View Full Version : Savage 110 info
December 16, 2005, 01:02 AM
I recently picked up a model 110 Savage in 30/06 and it has a Bushnell Banner 4 by 12 by 40 Ao scope with the Savage rings and bases. The gun is in excellent condition and has the hardwood stock. It doesn't have the pillar bedding and the barrel is not floating. I paid $250.00 at a pawn shop and had to do some cleaning and setup but now the rifle looks respectable. Is the rifle ok with the stock as is or will I need to tweak it for optimum accuracy? Is the scope and rings that I described decent? Thanks for any help! I might add that the reason I chose a Savage was due the the experience of using a friends time worn 110 chambered in .270 in the same configuration and harvested a nice doe and a decent six point buck with that rifle. I bought the '06 because of the range of loads available.:)
December 16, 2005, 05:16 AM
I have a Savage Model 10 Short-Action in .308 and I love it. Sounds like you have an older rifle since it's not pillared. I wouldn't worry too much about the pillars since glass-bedding the action would serve the same purpose. Take a wooden dowel slightly larger than the barrel groove in the stock, wrap medium-grit sandpaper around it and open up the channel just enough to slide a dollar bill from the muzzle end of the barrel back to the receiver.
December 16, 2005, 06:47 AM
It's easy enough to pillar-bed. I'd do that instead of just glassbedding, though glassbedding served me well for many years.
I make my own pillars from old .22LR barrels about 5/8" in diameter. It's easy to drill them out and to rough up the exterior to help the Acraglas grab them better. I leave them a few thousanths short of the action, so the glass can fill the void perfectly. Just be sure to put a couple of layers of tape under the recoil plate when bedding, then remove it to keep the action from rocking on it when tightened down.
December 17, 2005, 09:19 AM
Shoot it before you do anything. You may not need to bed and float. Yeah, yeah, I can hear the mob screaming "heretic". Seriously, you bought an old used rifle. Are you looking for "optimum" accuracy or ultimate accuracy? Savage rifles built their reputation for accuracy using the (as called by many) cheap, ugly hardwood stock, not floated, not glass or pillar bedded. Shoot it, and find out what it does. Then if you are not satisfied start throwing money at it (or do it yourself).
You could have got both a floated barrel and pillar bedding, plus the accu-trigger by spending a little more and buying brand new. No guarantee that it would shoot any better than than what you have now.

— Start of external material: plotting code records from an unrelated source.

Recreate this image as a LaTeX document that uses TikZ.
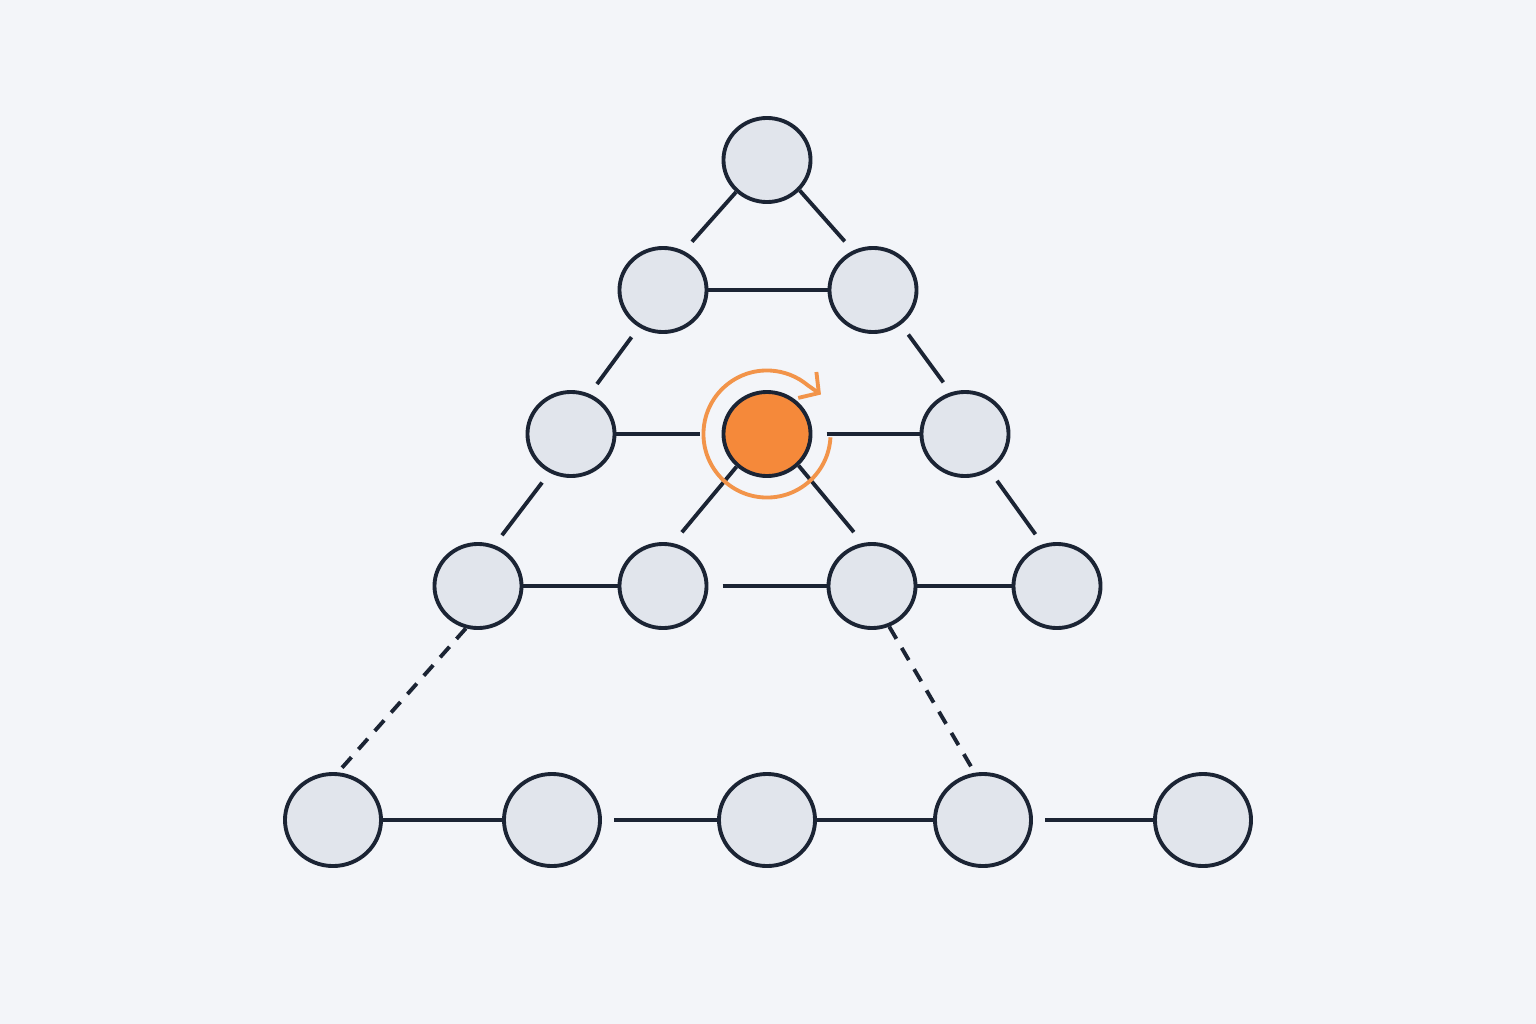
\documentclass[tikz,border=0pt]{standalone}
\usetikzlibrary{shapes.geometric, arrows.meta}
\definecolor{inkblue}{RGB}{27,36,52}
\definecolor{paleslate}{RGB}{225,229,236}
\definecolor{canvas}{RGB}{243,245,249}
\definecolor{pivotorange}{RGB}{245,137,58}
\definecolor{spinorange}{RGB}{242,148,74}

\begin{document}
\begin{tikzpicture}[x=0.01cm, y=-0.01cm,
  vert/.style={ellipse, draw=inkblue, fill=paleslate, line width=1.1pt,
    minimum width=0.87cm, minimum height=0.84cm, inner sep=0pt},
  wide/.style={minimum width=0.96cm, minimum height=0.92cm},
  link/.style={inkblue, line width=1.1pt},
  gapin/.style={shorten <=3.5pt},
  gapout/.style={shorten >=3.5pt}]

  \fill[canvas] (0,0) rectangle (1536,1024);
  \useasboundingbox (0,0) rectangle (1536,1024);

  \draw[]
   (767,160) node[vert](t) {}
   (663,290) node[vert](a1) {}
   (873,290) node[vert](a2) {}
   (571,434) node[vert](b1) {}
   (767,434) node[vert, fill=pivotorange](b2) {}
   (965,434) node[vert](b3) {}
   (478,586) node[vert](c1) {}
   (663,586) node[vert](c2) {}
   (872,586) node[vert](c3) {}
   (1057,586) node[vert](c4) {}
   (333,820) node[vert, wide](d1) {}
   (552,820) node[vert, wide](d2) {}
   (767,820) node[vert, wide](d3) {}
   (983,820) node[vert, wide](d4) {}
   (1203,820) node[vert, wide](d5) {};

  \draw[link]
   (t.-134) edge[gapout] (a1.62)
   (t.-43) edge[gapout] (a2.117)
   (a1) edge (a2)
   (a1.-123) edge[gapin, gapout] (b1.65)
   (a2.-51) edge[gapin, gapout] (b3.109)
   (b1) edge[shorten >=6pt] (b2)
   (b2) edge[shorten <=4pt] (b3)
   (b1.-119) edge[gapin, gapout] (c1.68)
   (b2.-133) edge[shorten >=4pt] (c2.77)
   (b2.-45) edge[shorten >=4pt] (c3.102)
   (b3.-56) edge[gapin, gapout] (c4.109)
   (c1) edge (c2)
   (c2) edge[shorten <=4pt] (c3)
   (c3) edge (c4)
   (d1) edge (d2)
   (d2) edge[gapin] (d3)
   (d3) edge (d4)
   (d4) edge[gapin] (d5);

  %jumps down to the bottom row
  \draw[link, dash pattern=on 4pt off 3pt]
   (c1.-106) edge (d1.84)
   (c3.-67) edge (d4.100);

  %turn marker
  \draw[spinorange, line width=1.1pt, -{Straight Barb[length=4pt, width=9pt]}]
   ([shift={(-3:0.635cm)}]b2.center) arc[start angle=-3, end angle=-310, radius=0.635cm]
   -- ++(-35:0.16cm);
\end{tikzpicture}
\end{document}
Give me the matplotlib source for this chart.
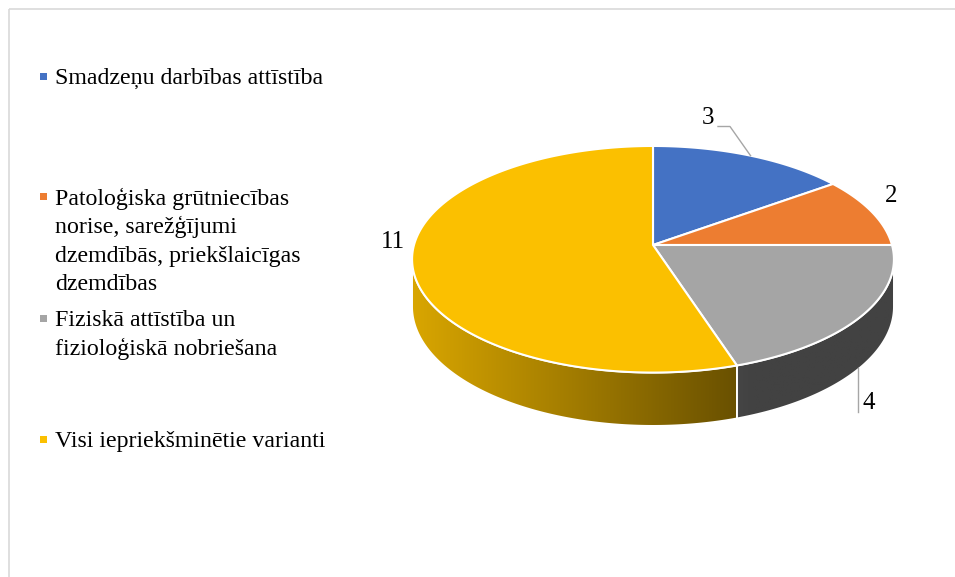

The Bushnell that you have is generally an all-right scope. Question is, will it work for you, in the way in which you intend to use the rifle. If you hunt in a forested area where the range will be close it has more magnification than you need. Remember that when you up the x's, you also shrink the field of view, and the amount of light available to your eye. Try the scope where you hunt, when you hunt (open fields, woods, dawn and dusk, midday) you may find it works for you, or maybe not.
p.s. I own 3 Savages, none of which have had anything other than trigger adjustment done, yes you can adjust the old trigger.
December 17, 2005, 11:56 PM
Thanks for the replies! I intend to hunt here in the piedmont area of northeastern N.C. and will have shots that could range out to 300 yrds. I will shoot the rifle and if it is close to minute of angle ,I'll be happy. I bought it to hunt with and do not intend to try to make a benchrest rifle out of it. Like you said, bergie, and I'll paraphrase, "if it ain't broke, it don't need fixin":) .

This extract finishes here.